In the IT industry, there’s a term for devices or software that report back to their manufacturer. This behavior is commonly referred to as the “phone home” feature. Depending on the context, this term can carry a negative connotation. Perhaps a bit of software sends information back to the parent company that contains sensitive information the user would prefer not to be shared. However, in recent years, the capability to phone home has been increasingly appreciated and accepted (so long as the data is appropriately scrubbed and/or anonymized). Where sending data back to the vendor used to be generally frowned upon, the way that vendors are able to take advantage of that information today has changed the game.
Historically, the phone home capability had more to do with counter-piracy and ensuring that customers were properly licensing the product. It also could have had to do with providing data to the sales team on when license renewals were coming so that they could extract the largest possible renewal fee out of the customer. These days, though, many vendors have figured out how to leverage the data their product can send back to the mothership to tangibly help the customer. With the data they can collect, hardware and software manufacturers are able to proactively support their customers in a way that has customers practically begging to send the vendor their data. With current big data analysis tools, the value of allowing a product to phone home is greater than ever. What is this all about?

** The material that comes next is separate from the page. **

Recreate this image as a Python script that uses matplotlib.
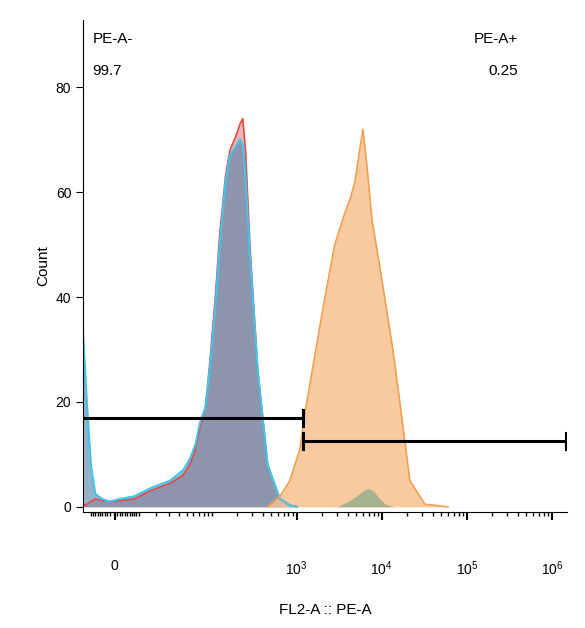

Customer Support and Proactive Issue Correction
One of the largest advantages a customer who is sending data back to the vendor has over a customer who does not send the data is a streamlined support experience. A typical support engagement where the customer and vendor do not share data involves a painstaking back-and-forth of information and log files and screenshots, often before any real troubleshooting even begins. When the log files needed are already in the vendor’s database because they were shared in the last overnight upload, support can begin immediately and often without any effort on the part of the customer.
Now imagine that because of the information being sent by the day (or by the hour or minute) to the vendor, they can spot an issue before it happens. What if, rather than encountering a problem and opening a support case, the customer received and e-mail from the vendor stating that they had seen the problem in the log files and had gone ahead and fixed the issue. All is well and an outage was averted. Wouldn’t that be worth choosing the vendor who can provide that service over one who cannot?
This is perhaps the least visible of the advantages being covered, but it is important nonetheless. If a vendor could see that 70 percent of their customer base was frequently experiencing the same issue, wouldn’t it make sense for them to fix it? Of course. This information is hard to come by without the capability to phone home, however. If the device or software isn’t reporting back, the vendor is relying on the customer to report their struggles. If the vendor’s product is automatically sharing that information with them, they can immediately see trends that impact their customers and make improvements to the product overall. In the end, a product will generally be far more stable and advanced as time goes on if the manufacturer has “phone home” level insight into what the product is doing.
The Benefits of Big Data
Finally, the aggregations of all data points across a vendors entire customer base can provide extremely valuable insights. Without the product sending many data points back for comparison, this wouldn’t be possible. When there’s a large data set to work with, however, trends and patterns can be identified. The product can then be improved more accurately, especially in regard to bug fixes. And the proactive support team can stay one step ahead of issues. As an example, this analytical approach could identify that all customers running a certain firmware version experience instability with the network interface driver is updated to a certain version. That pattern could be identified slowly with the traditional support model, but it can be identified quickly by crunching this huge data set.
In the Storage World
Interestingly, when ActualTech Media performed the 2016 State of Storage in Virtualization survey, the resulting report shows that a mere 17.1 percent of respondents stated that the array(s) in use in their organization have Cloud Monitoring and Array Analytics functionality. While this is great for those 17 percent, this means that a full 4 out of 5 IT organizations represented by the survey respondents are not taking advantage of the proactive support, higher product quality, and decreased downtime and stress that the cloud monitoring and analytics capabilities of some arrays can provide.
As mentioned earlier, vendors collecting this data take care to properly scrub the data of any proprietary or sensitive information, and most also go to great lengths to anonymize the data as well. This way, even if sensitive information wound up in the data, an intruder would have no idea who in the world (literally) the data belongs to. It’s more or less meaningless without the supporting information that the vendor keeps in a separate location. In many industries like finance and healthcare, there are compliance requirements dictating where and how data must be stored. Most vendors requesting phone home data also comply with these rules. So with so little to lose and so much to gain, why not look for this great advantage in your next storage array?